#### [Data extract]

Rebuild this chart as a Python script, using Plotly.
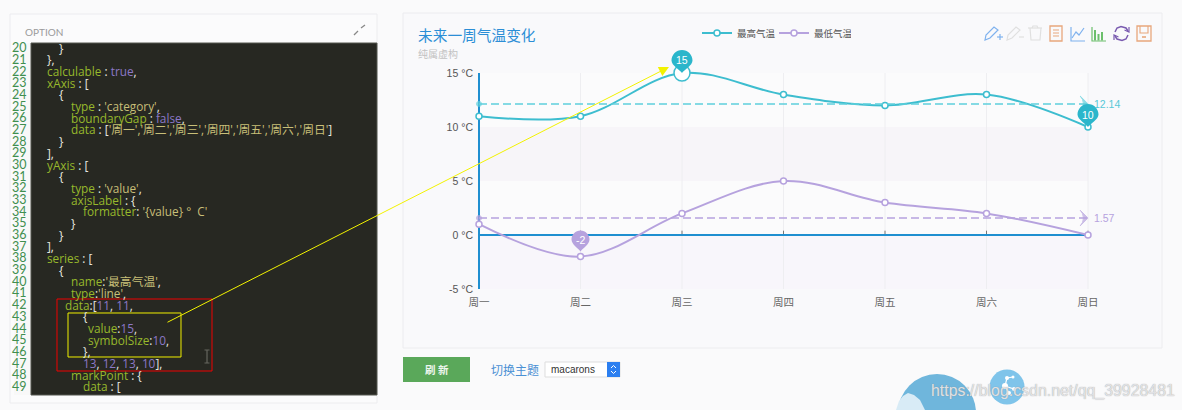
import plotly.graph_objects as go

# dados do grafico
dias = ["周一", "周二", "周三", "周四", "周五", "周六", "周日"]
maxima = [11, 11, 15, 13, 12, 13, 10]
minima = [1, -2, 2, 5, 3, 2, 0]
media_max = 12.14
media_min = 1.57
y_ticks = [-5, 0, 5, 10, 15]

# editor de codigo a esquerda: numero da linha, pedacos (tipo, texto)
code_nums = list(range(20, 50))
code_rows = [
    [("p", "}")],
    [("p", "},")],
    [("k", "calculable"), ("p", " : "), ("n", "true"), ("p", ",")],
    [("k", "xAxis"), ("p", " : [")],
    [("p", "{")],
    [("k", "type"), ("p", " : "), ("s", "'category'"), ("p", ",")],
    [("k", "boundaryGap"), ("p", " : "), ("n", "false"), ("p", ",")],
    [("k", "data"), ("p", " : ["), ("s", "'周一','周二','周三','周四','周五','周六','周日'"), ("p", "]")],
    [("p", "}")],
    [("p", "],")],
    [("k", "yAxis"), ("p", " : [")],
    [("p", "{")],
    [("k", "type"), ("p", " : "), ("s", "'value'"), ("p", ",")],
    [("k", "axisLabel"), ("p", " : {")],
    [("k", "formatter"), ("p", ": "), ("s", "'{value} °  C'")],
    [("p", "}")],
    [("p", "}")],
    [("p", "],")],
    [("k", "series"), ("p", " : [")],
    [("p", "{")],
    [("k", "name"), ("p", ":"), ("s", "'最高气温'"), ("p", ",")],
    [("k", "type"), ("p", ":"), ("s", "'line'"), ("p", ",")],
    [("k", "data"), ("p", ":["), ("n", "11"), ("p", ", "), ("n", "11"), ("p", ",")],
    [("p", "{")],
    [("k", "value"), ("p", ":"), ("n", "15"), ("p", ",")],
    [("k", "symbolSize"), ("p", ":"), ("n", "10"), ("p", ",")],
    [("p", "},")],
    [("n", "13"), ("p", ", "), ("n", "12"), ("p", ", "), ("n", "13"), ("p", ", "), ("n", "10"), ("p", "],")],
    [("k", "markPoint"), ("p", " : {")],
    [("k", "data"), ("p", " : [")],
]
code_x = [58, 46, 46, 46, 58, 70, 70, 70, 58, 46, 46, 58, 70, 70, 82, 70, 58, 46, 46, 58,
          70, 70, 64, 82, 87, 87, 82, 82, 70, 82]
code_cores = {"k": "#97b82c", "s": "#c8bf78", "n": "#8c78c8", "p": "#e8e8e0"}

W, H = 1182, 410
X0, X1 = 479, 1088
Y0, Y1 = 73, 289
PAD_X, PAD_Y = 5, 10  # folga para os marcadores nao serem cortados
TEAL = "#3dbdcf"
TEAL_PIN = "#2bb6cb"
ROXO = "#b6a2de"
AZUL = "#1f8fd0"
CJK = "Noto Sans CJK SC"
passo_x = (X1 - X0) / (len(dias) - 1)
passo_y = (Y1 - Y0) / (y_ticks[-1] - y_ticks[0])


def px(x):
    return x / W


def py(y):
    return 1 - y / H


shapes = []
annots = []


def retangulo(x0, y0, x1, y1, fill="rgba(0,0,0,0)", line="rgba(0,0,0,0)", lw=1):
    shapes.append(dict(type="rect", xref="paper", yref="paper", x0=px(x0), x1=px(x1), y0=py(y0), y1=py(y1),
                       fillcolor=fill, line=dict(color=line, width=lw), layer="below"))


def circulo(cx, cy, r, fill="rgba(0,0,0,0)", line="rgba(0,0,0,0)", lw=1, layer="above"):
    shapes.append(dict(type="circle", xref="paper", yref="paper", x0=px(cx - r), x1=px(cx + r), y0=py(cy - r),
                       y1=py(cy + r), fillcolor=fill, line=dict(color=line, width=lw), layer=layer))


def traco(pontos, cor, lw=1.2, fechado=False, fill="rgba(0,0,0,0)", layer="above"):
    p = "M" + " L".join(f"{px(x):.5f},{py(y):.5f}" for x, y in pontos)
    if fechado:
        p += " Z"
    shapes.append(dict(type="path", xref="paper", yref="paper", path=p, fillcolor=fill,
                       line=dict(color=cor, width=lw), layer=layer))


def texto(x, y, t, cor, size, anchor="left", family=CJK, **kw):
    annots.append(dict(xref="paper", yref="paper", x=px(x), y=py(y), text=t, showarrow=False, xanchor=anchor,
                       yanchor="middle", font=dict(color=cor, size=size, family=family), borderpad=0, **kw))


def pino(i, valor, r, base, alt, cor):
    # marcador em forma de gota, em pixels a partir do ponto
    # ancorado em paper para nao ser cortado pela area do grafico
    ax = px(X0 + passo_x * i)
    ay = py(Y1 - passo_y * (valor - y_ticks[0]))
    k = r * 0.5523
    h = base + alt
    caminho = (f"M0,{base} C2,{base + 3} {r},{h - 5} {r},{h} C{r},{h + k} {k},{h + r} 0,{h + r} "
               f"C{-k},{h + r} {-r},{h + k} {-r},{h} C{-r},{h - 5} -2,{base + 3} 0,{base} Z")
    shapes.append(dict(type="path", xref="paper", yref="paper", xsizemode="pixel", ysizemode="pixel", xanchor=ax,
                       yanchor=ay, path=caminho, fillcolor=cor, line=dict(width=0), layer="above"))
    annots.append(dict(xref="paper", yref="paper", x=ax, y=ay, text=str(valor), showarrow=False, yshift=h,
                       xanchor="center", yanchor="middle",
                       font=dict(color="white", size=10.5, family="Liberation Sans")))


# paineis de fundo
retangulo(10, 14, 377, 403, "#fbfbfc", "#ececef")
retangulo(14, 43, 31, 395, "#f8f8f8")
retangulo(31, 43, 377, 395, "#272822", "#55564f")
retangulo(403, 13, 1162, 348, "#f9f9fb", "#ececef")

# editor
texto(24, 32, "OPTION", "#9a9a9a", 10, family="Lato")
traco([(354, 35), (358, 31)], "#888", 1.3)
traco([(361, 28), (365, 25)], "#888", 1.3)
for n, linha, x in zip(code_nums, code_rows, code_x):
    y = 47.7 + 11.68 * (n - 20)
    texto(28, y, str(n), "#3f8f4f", 12.5, anchor="right", family="Lato")
    partes = "".join(f'<span style="color:{code_cores[t]}">{s}</span>' for t, s in linha)
    texto(x, y, partes, "#fff", 11.8, family="Open Sans, " + CJK)

# caixas e seta desenhadas por cima do editor
traco([(57, 299), (212, 299), (212, 371), (57, 371)], "#f00000", 1, True)
traco([(68, 313), (181, 313), (181, 357), (68, 357)], "#f0f000", 1, True)
traco([(207, 350), (207, 363)], "#66665f", 1.2)
traco([(204.5, 350), (209.5, 350)], "#66665f", 1)
traco([(204.5, 363), (209.5, 363)], "#66665f", 1)
annots.append(dict(xref="paper", yref="paper", x=px(669), y=py(67), axref="pixel", ayref="pixel", ax=166 - 669,
                   ay=323 - 67, text="", showarrow=True, arrowcolor="#f2f200", arrowwidth=1, arrowhead=2,
                   arrowsize=2))

# titulos
texto(417, 35, "未来一周气温变化", "#2b8ed6", 14.7)
texto(417, 53, "纯属虚构", "#c2c2c2", 10)

# faixas alternadas, grade e eixos
faixas = ["#f8f6fb", "#fbfbfc", "#f7f5f9", "#fbfbfc"]
for i, cor in enumerate(faixas):
    shapes.append(dict(type="rect", xref="x", yref="y", x0=dias[0], x1=dias[-1], y0=y_ticks[i], y1=y_ticks[i + 1],
                       fillcolor=cor, line=dict(width=0), layer="below"))
for d in dias[1:]:
    shapes.append(dict(type="line", xref="x", yref="y", x0=d, x1=d, y0=y_ticks[0], y1=y_ticks[-1],
                       line=dict(color="#eeeef1", width=1), layer="below"))
    shapes.append(dict(type="line", xref="x", yref="y", x0=d, x1=d, y0=0, y1=0.4,
                       line=dict(color="#777", width=1), layer="below"))
shapes.append(dict(type="line", xref="x", yref="y", x0=dias[0], x1=dias[0], y0=y_ticks[0], y1=y_ticks[-1],
                   line=dict(color=AZUL, width=2), layer="below"))
shapes.append(dict(type="line", xref="x", yref="y", x0=dias[0], x1=dias[-1], y0=0, y1=0,
                   line=dict(color=AZUL, width=2), layer="below"))

pino(2, maxima[2], 10.5, 0, 12.5, TEAL_PIN)
pino(6, maxima[6], 10.5, 0, 12.5, TEAL_PIN)
pino(1, minima[1], 9, 5, 12, ROXO)

# barra de ferramentas
AZ_ICO, CINZA, LAR, VERDE, LILAS = "#7fb2ee", "#e0e0e0", "#e8a77c", "#6cbf6c", "#7a5bb0"
traco([(985, 40), (986, 35), (994, 27), (998, 30), (990, 38)], AZ_ICO, 1.2, True)
traco([(997, 37), (1003, 37)], AZ_ICO, 1.2)
traco([(1000, 34), (1000, 40)], AZ_ICO, 1.2)
traco([(1007, 40), (1008, 35), (1016, 27), (1020, 30), (1012, 38)], CINZA, 1.2, True)
traco([(1019, 37), (1024, 37)], CINZA, 1.2)
traco([(1028, 28), (1042, 28)], CINZA, 1.2)
traco([(1032, 28), (1033, 26), (1037, 26), (1038, 28)], CINZA, 1.2)
traco([(1030, 28), (1031, 40), (1040, 40), (1041, 28)], CINZA, 1.2)
traco([(1050, 26), (1062, 26), (1062, 41), (1050, 41)], LAR, 1.3, True)
for y in [30, 33, 36]:
    traco([(1053, y), (1059, y)], LAR, 1)
traco([(1071, 27), (1071, 41), (1085, 41)], AZ_ICO, 1.2)
traco([(1072, 38), (1076, 32), (1079, 35), (1084, 28)], AZ_ICO, 1.2)
traco([(1092, 27), (1092, 41), (1106, 41)], VERDE, 1.2)
for x, y in [(1095, 30), (1098.5, 34), (1102, 32)]:
    retangulo(x - 1, y, x + 1, 40.5, VERDE)
    shapes[-1]["layer"] = "above"
traco([(1115, 32), (1117, 28), (1121, 26.5), (1126, 28), (1128, 31)], LILAS, 1.5)
traco([(1128, 35), (1126, 39), (1122, 40.5), (1117, 39), (1115, 36)], LILAS, 1.5)
traco([(1124.5, 30), (1129, 32), (1129, 27)], LILAS, 1.2)
traco([(1118.5, 37), (1114, 35), (1114, 40)], LILAS, 1.2)
traco([(1137, 26), (1151, 26), (1151, 41), (1137, 41)], LAR, 1.3, True)
traco([(1140, 26), (1140, 33), (1148, 33), (1148, 26)], LAR, 1.1)
traco([(1142, 37), (1146, 37)], LAR, 1.6)

# controles abaixo do grafico
retangulo(403, 357, 470, 382, "#5aa85a")
texto(436.5, 369, "<b>刷 新</b>", "#eef6ee", 10.5, anchor="center")
texto(490, 369, "切换主题", "#4a90d4", 12)
retangulo(545, 362, 620, 377, "#ffffff", "#dddddd")
retangulo(607, 362, 620, 377, "#2c7ff0")
texto(550, 369.5, "macarons", "#333", 10, family="Liberation Sans")
traco([(611, 368), (613.5, 365.5), (616, 368)], "#ffffff", 1)
traco([(611, 371), (613.5, 373.5), (616, 371)], "#ffffff", 1)

# bolhas do canto inferior
circulo(937, 413, 39, "#6fb6dc", layer="below")
traco([(899, 401), (903, 396), (908, 393), (914, 395), (920, 400), (925, 410), (896, 410)], "#d8ebf6", 0, True,
      "#d8ebf6", layer="below")
circulo(1007, 387, 17.5, "#7fc4ea", layer="below")
traco([(1007, 378), (1005, 386), (1014, 389)], "#ffffff", 1.2, layer="below")
traco([(1005, 386), (1009, 393)], "#ffffff", 1.2, layer="below")
traco([(1007, 378), (1013, 377)], "#ffffff", 1.2, layer="below")
for x, y, r in [(1007, 378, 2), (1005, 386, 3), (1014, 389, 2), (1009, 393, 2), (1013, 377, 1.5)]:
    circulo(x, y, r, "#ffffff", layer="below")
texto(930, 391, "https://blog.csdn.net/qq_39928481", "rgba(235,235,238,0.9)", 15.9, family="Liberation Sans")
annots[-1]["font"]["shadow"] = "0 0 1px #8a8a8a"

fig = go.Figure()
fig.add_trace(go.Scatter(x=dias, y=maxima, name="最高气温", mode="lines+markers",
                         line=dict(color=TEAL, width=2, shape="spline", smoothing=1),
                         marker=dict(size=6, color="white", line=dict(color=TEAL, width=1.5))))
fig.add_trace(go.Scatter(x=dias, y=minima, name="最低气温", mode="lines+markers",
                         line=dict(color=ROXO, width=2, shape="spline", smoothing=1),
                         marker=dict(size=6, color="white", line=dict(color=ROXO, width=1.5))))
# ponto destacado (symbolSize maior)
fig.add_trace(go.Scatter(x=[dias[2]], y=[maxima[2]], mode="markers", showlegend=False,
                         marker=dict(size=16, color="white", line=dict(color=TEAL, width=1.5))))
# linhas de media
for valor, cor, txt_cor in [(media_max, "#5fd0dc", "#58c8d8"), (media_min, ROXO, ROXO)]:
    fig.add_trace(go.Scatter(x=[dias[0], dias[-1]], y=[valor, valor], mode="lines+markers", showlegend=False,
                             line=dict(color=cor, width=1.5, dash="8px,4px"),
                             marker=dict(symbol=["circle", "arrow-wide"], angle=[0, 90], size=[5, 11], color=cor,
                                         line=dict(color=cor, width=1))))
    annots.append(dict(x=dias[-1], y=valor, xref="x", yref="y", text=str(valor), showarrow=False, xanchor="left",
                       xshift=4, yanchor="middle",
                       font=dict(color=txt_cor, size=10.5, family="Liberation Sans")))

fig.update_layout(
    template="none",
    width=W, height=H, autosize=False, margin=dict(l=0, r=0, t=0, b=0, pad=0),
    paper_bgcolor="#fafafb", plot_bgcolor="rgba(0,0,0,0)",
    font=dict(family=CJK),
    shapes=shapes, annotations=annots,
    showlegend=True,
    legend=dict(orientation="h", x=px(697), y=py(33), xanchor="left", yanchor="middle", itemwidth=30,
                entrywidth=32, entrywidthmode="pixels",
                bgcolor="rgba(0,0,0,0)", font=dict(size=9.5, color="#555", family=CJK)),
    xaxis=dict(domain=[px(X0 - PAD_X), px(X1 + PAD_X)], type="category", categoryorder="array", categoryarray=dias,
               range=[-PAD_X / passo_x, len(dias) - 1 + PAD_X / passo_x], automargin=False, showgrid=False,
               showline=False, ticks="outside", ticklen=3, tickcolor="rgba(0,0,0,0)",
               tickfont=dict(size=10.5, color="#666", family=CJK), zeroline=False, fixedrange=True),
    yaxis=dict(domain=[py(Y1), py(Y0 - PAD_Y)], range=[y_ticks[0], y_ticks[-1] + PAD_Y / passo_y], automargin=False,
               tickvals=y_ticks, ticktext=[f"{v} °C" for v in y_ticks],
               tickfont=dict(size=10.5, color="#555", family="Liberation Sans"), showgrid=False,
               showline=False, ticks="", zeroline=False, fixedrange=True),
)

fig.write_html("out.html", config=dict(displayModeBar=False), post_script="document.body.style.margin='0';")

#### [Written instruction]
From the first line of the listing above, repeat every line through the one holding "y_ticks = [-5, 0, 5, 10, 15]". Both ends count, and pictures stay out.

#### [Final result]
Rebuild this chart as a Python script, using Plotly.
import plotly.graph_objects as go

# dados do grafico
dias = ["周一", "周二", "周三", "周四", "周五", "周六", "周日"]
maxima = [11, 11, 15, 13, 12, 13, 10]
minima = [1, -2, 2, 5, 3, 2, 0]
media_max = 12.14
media_min = 1.57
y_ticks = [-5, 0, 5, 10, 15]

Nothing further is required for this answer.